Investment opportunities disappear quickly, so funds need to be ready. It is imperative to understand your timeline and make sure that your finance solution fits with that. Including scope for snags along the way. A refurbishment bridging loan can cover issues with cost and timing, using resale or refinance as an exit strategy, and funds can arrive in your account in days.

How to buy unoccupied property?

Private Bridging Finance

The ability to convert a spacious house into individual dwellings, is an appealing alternative for landlords when buying unoccupied property. Buy-to-let refurbishment bridging finance could see funds in your account within days, rather than months. This means conversion works could start imminently.

Government funding

Government funding for refurbishing unused properties is available. Although it can be a lengthy process to obtain this funding, the benefits of refurbishing an older property can be significant. Whilst government refurbishment finance / funding can be time consuming and complicated, a refurbishment loan could be a fast alternative to take advantage of. Find out how MFS could help you renovate your next investment on our permitted and light development bridging loans page.
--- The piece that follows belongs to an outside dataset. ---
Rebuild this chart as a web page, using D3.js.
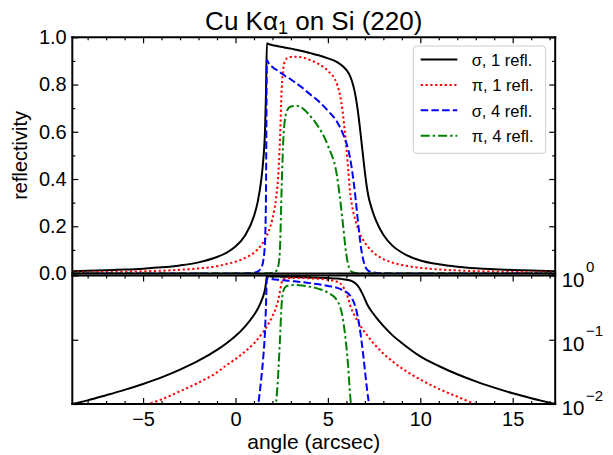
<!DOCTYPE html>
<html><head><meta charset="utf-8">
<script src="https://cdn.jsdelivr.net/npm/d3@7"></script>
<style>
body{margin:0;background:#fff;}
svg{display:block;}
text{font-family:"Liberation Sans",Arial,Helvetica,sans-serif;fill:#000;}
</style>
</head><body>
<svg id="c" width="613" height="455"></svg>
<script>
// ---------------- data ----------------
const angles = [-8.83,-8,-7,-6,-5,-4,-3,-2,-1,-0.5,0,0.5,1.0,1.2,1.4,1.5,1.6,1.65,1.7,1.8,2.0,2.1,2.2,2.3,2.4,2.5,2.6,2.7,2.8,3.0,3.3,3.6,4.0,4.5,5.0,5.5,5.8,6.0,6.1,6.2,6.3,6.4,6.5,6.6,6.7,6.8,6.9,7.0,7.1,7.2,7.4,7.6,8.0,8.5,9,10,11,12,13,14,15,16,17.3];
const sigma1 = [0.0100,0.0114,0.0137,0.0166,0.0205,0.026,0.0343,0.0472,0.0697,0.0876,0.114,0.159,0.243,0.302,0.40,0.478,0.61,0.76,0.975,0.971,0.967,0.965,0.964,0.962,0.961,0.959,0.958,0.956,0.955,0.952,0.947,0.942,0.934,0.924,0.911,0.895,0.878,0.862,0.851,0.836,0.815,0.787,0.75,0.70,0.64,0.57,0.50,0.43,0.37,0.325,0.268,0.225,0.164,0.117,0.089,0.055,0.039,0.029,0.0225,0.018,0.0147,0.0123,0.0100];
const pi1 = [0.0046,0.0053,0.0063,0.0075,0.0094,0.0118,0.0158,0.0215,0.031,0.040,0.050,0.065,0.088,0.102,0.121,0.132,0.145,0.153,0.161,0.18,0.232,0.27,0.32,0.40,0.55,0.78,0.875,0.902,0.912,0.917,0.918,0.915,0.905,0.887,0.858,0.80,0.685,0.53,0.44,0.345,0.29,0.252,0.222,0.197,0.176,0.158,0.143,0.13,0.12,0.11,0.093,0.08,0.061,0.046,0.036,0.024,0.0172,0.013,0.0099,0.008,0.0066,0.0055,0.0045];
const sigma4 = [1.0e-8,1.69e-8,3.52e-8,7.6e-8,1.77e-7,4.57e-7,1.38e-6,4.96e-6,2.36e-5,5.89e-5,1.69e-4,6.39e-4,0.003487,0.008318,0.0256,0.05221,0.1385,0.3336,0.9037,0.8890,0.8744,0.8672,0.8636,0.8565,0.8529,0.8458,0.8423,0.8353,0.8318,0.8214,0.8043,0.7874,0.7610,0.7289,0.6888,0.6416,0.5943,0.5521,0.5245,0.4885,0.4412,0.3836,0.3164,0.2401,0.1678,0.1056,0.0625,0.03419,0.01874,0.01116,0.005159,0.002563,7.234e-4,1.874e-4,6.27e-5,9.15e-6,2.31e-6,7.07e-7,2.56e-7,1.05e-7,4.67e-8,2.29e-8,1.0e-8];
const pi4 = [4.48e-10,7.89e-10,1.58e-9,3.16e-9,7.81e-9,1.94e-8,6.23e-8,2.14e-7,9.24e-7,2.56e-6,6.25e-6,1.79e-5,6.0e-5,1.08e-4,2.14e-4,3.04e-4,4.42e-4,5.48e-4,6.72e-4,1.05e-3,2.897e-3,5.31e-3,0.01049,0.0256,0.09151,0.3702,0.5862,0.6620,0.6918,0.7071,0.7102,0.7009,0.6708,0.6190,0.5419,0.4096,0.2202,0.0789,0.03748,0.01417,0.007073,0.004033,0.002429,0.001506,9.6e-4,6.23e-4,4.18e-4,2.86e-4,2.07e-4,1.46e-4,7.48e-5,4.1e-5,1.38e-5,4.48e-6,1.68e-6,3.32e-7,8.75e-8,2.86e-8,9.6e-9,4.1e-9,1.9e-9,9.2e-10,4.1e-10];
const seriesNames = ["σ, 1 refl.","π, 1 refl.","σ, 4 refl.","π, 4 refl."];
const xDomain = [-8.83, 17.3];
const xTicks = [-5,0,5,10,15];
const xTickLabels = ["\u22125","0","5","10","15"];
const linTicks = [0,0.2,0.4,0.6,0.8,1.0];
const linTickLabels = ["0.0","0.2","0.4","0.6","0.8","1.0"];
const logTicks = [1,0.1,0.01];
const logTickExps = ["0","\u22121","\u22122"];

// ---------------- styles ----------------
const seriesColors = ["#000000","#ff0000","#0000ff","#008000"];
const seriesDash = [null,"2.2,2.6","7.5,3.2","9,3,2.4,3"];

// ---------------- layout ----------------
const svg = d3.select("#c");
const L = 72.3, R = 555.2, T1 = 37.3, B1 = 273.5, T2 = 275.5, B2 = 404;
const x = d3.scaleLinear().domain(xDomain).range([L, R]);
const yLin = d3.scaleLinear().domain([0, 1]).range([B1, T1]);
const yLog = d3.scaleLog().domain([0.01, 1]).range([B2, T2]);

const defs = svg.append("defs");
defs.append("clipPath").attr("id","clipTop").append("rect").attr("x",L).attr("y",T1).attr("width",R-L).attr("height",B1-T1);
defs.append("clipPath").attr("id","clipBot").append("rect").attr("x",L).attr("y",T2).attr("width",R-L).attr("height",B2-T2);

const allSeries = [sigma1, pi1, sigma4, pi4];

// ---------------- curves ----------------
const gTop = svg.append("g").attr("clip-path","url(#clipTop)");
const gBot = svg.append("g").attr("clip-path","url(#clipBot)");
allSeries.forEach((vals, i) => {
  const pts = angles.map((a, k) => [a, vals[k]]);
  const lineLin = d3.line().x(d => x(d[0])).y(d => yLin(d[1])).curve(d3.curveMonotoneX);
  const lineLog = d3.line().x(d => x(d[0])).y(d => yLog(Math.max(d[1], 1e-6))).curve(d3.curveMonotoneX);
  [[gTop, lineLin],[gBot, lineLog]].forEach(([g, ln]) => {
    const p = g.append("path").attr("d", ln(pts)).attr("fill","none")
      .attr("stroke", seriesColors[i]).attr("stroke-width", 2).attr("stroke-linejoin","round");
    if (seriesDash[i]) p.attr("stroke-dasharray", seriesDash[i]);
  });
});

// ---------------- ticks ----------------
const minorX = d3.range(-8, 18, 1).filter(v => !xTicks.includes(v));
const minorLin = d3.range(0.1, 1.0, 0.2).map(v => +v.toFixed(1));
function styleAxis(g){ g.select(".domain").remove(); g.selectAll(".tick line").attr("stroke","#000").attr("stroke-width",1.2); }

// top panel
svg.append("g").attr("transform",`translate(0,${T1})`).call(d3.axisBottom(x).tickValues(xTicks).tickSize(6).tickFormat("")).call(styleAxis);
svg.append("g").attr("transform",`translate(0,${T1})`).call(d3.axisBottom(x).tickValues(minorX).tickSize(3).tickFormat("")).call(styleAxis);
svg.append("g").attr("transform",`translate(${L},0)`)
  .call(d3.axisLeft(yLin).tickValues(linTicks).tickSize(-6).tickPadding(5.6).tickFormat((d,i) => linTickLabels[i]))
  .call(styleAxis).call(g => g.selectAll("text").attr("font-size",20).attr("font-family",null));
svg.append("g").attr("transform",`translate(${L},0)`).call(d3.axisLeft(yLin).tickValues(minorLin).tickSize(-3).tickFormat("")).call(styleAxis);
svg.append("g").attr("transform",`translate(${R},0)`).call(d3.axisRight(yLin).tickValues(linTicks).tickSize(-6).tickFormat("")).call(styleAxis);
svg.append("g").attr("transform",`translate(${R},0)`).call(d3.axisRight(yLin).tickValues(minorLin).tickSize(-3).tickFormat("")).call(styleAxis);

// bottom panel
svg.append("g").attr("transform",`translate(0,${B2})`)
  .call(d3.axisBottom(x).tickValues(xTicks).tickSize(-6).tickPadding(7.3).tickFormat((d,i) => xTickLabels[i]))
  .call(styleAxis).call(g => g.selectAll("text").attr("font-size",20).attr("font-family",null));
svg.append("g").attr("transform",`translate(0,${B2})`).call(d3.axisBottom(x).tickValues(minorX).tickSize(-3).tickFormat("")).call(styleAxis);
svg.append("g").attr("transform",`translate(0,${T2})`).call(d3.axisTop(x).tickValues(xTicks).tickSize(-6).tickFormat("")).call(styleAxis);
svg.append("g").attr("transform",`translate(0,${T2})`).call(d3.axisTop(x).tickValues(minorX).tickSize(-3).tickFormat("")).call(styleAxis);
svg.append("g").attr("transform",`translate(${L},0)`).call(d3.axisLeft(yLog).tickValues(logTicks).tickSize(-6).tickFormat("")).call(styleAxis);
svg.append("g").attr("transform",`translate(${R},0)`).call(d3.axisRight(yLog).tickValues(logTicks).tickSize(-6).tickFormat("")).call(styleAxis);

// log tick labels on the right (10^k)
logTicks.forEach((v, i) => {
  const t = svg.append("text").attr("x", R + 6.5).attr("y", yLog(v) + 11.2).attr("font-size", 20.5);
  t.append("tspan").text("10");
  t.append("tspan").attr("dy", -14.5).attr("dx", 1.5).attr("font-size", 15).text(logTickExps[i]);
});

// ---------------- spines ----------------
const spine = (x1,y1,x2,y2) => svg.append("line").attr("x1",x1).attr("y1",y1).attr("x2",x2).attr("y2",y2)
  .attr("stroke","#000").attr("stroke-width",2).attr("stroke-linecap","square");
spine(L,T1,R,T1); spine(L,B1,R,B1); spine(L,T1,L,B1); spine(R,T1,R,B1);
spine(L,T2,R,T2); spine(L,B2,R,B2); spine(L,T2,L,B2); spine(R,T2,R,B2);

// ---------------- texts ----------------
const title = svg.append("text").attr("x", (L+R)/2).attr("y", 30).attr("text-anchor","middle").attr("font-size", 26);
title.append("tspan").text("Cu K\u03b1");
title.append("tspan").attr("font-size", 18).attr("dy", 4).text("1");
title.append("tspan").attr("dy", -4).text(" on Si (220)");

svg.append("text").attr("transform", `translate(27,${(T1+B1)/2}) rotate(-90)`)
  .attr("text-anchor","middle").attr("font-size",20).text("reflectivity");
svg.append("text").attr("x",(L+R)/2).attr("y",449).attr("text-anchor","middle").attr("font-size",21).text("angle (arcsec)");

// ---------------- legend ----------------
const lg = svg.append("g");
lg.append("rect").attr("x",413.3).attr("y",46).attr("width",132.4).attr("height",107.3).attr("rx",3.5)
  .attr("fill","#fff").attr("fill-opacity",0.85).attr("stroke","#cccccc").attr("stroke-width",1);
seriesNames.forEach((name, i) => {
  const yy = 59.5 + i * 25.4;
  const ln = lg.append("line").attr("x1",420.7).attr("x2",457.3).attr("y1",yy).attr("y2",yy)
    .attr("stroke",seriesColors[i]).attr("stroke-width",2);
  if (seriesDash[i]) ln.attr("stroke-dasharray", seriesDash[i]);
  lg.append("text").attr("x",471.7).attr("y",yy+6.5).attr("font-size",16.5).text(name);
});
</script>
</body></html>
Unoccupied property is not the end

By buying and developing unoccupied property, we can spare the green areas of land left in the UK and provide thousands of new homes. This will benefits not only property investors, but ease the negative effects of the housing crisis and boosts the economy.

Disclaimer

MFS are a bridging loan and buy-to-let mortgage provider, not financial advisors. Therefore, Investors are encouraged to seek professional advice.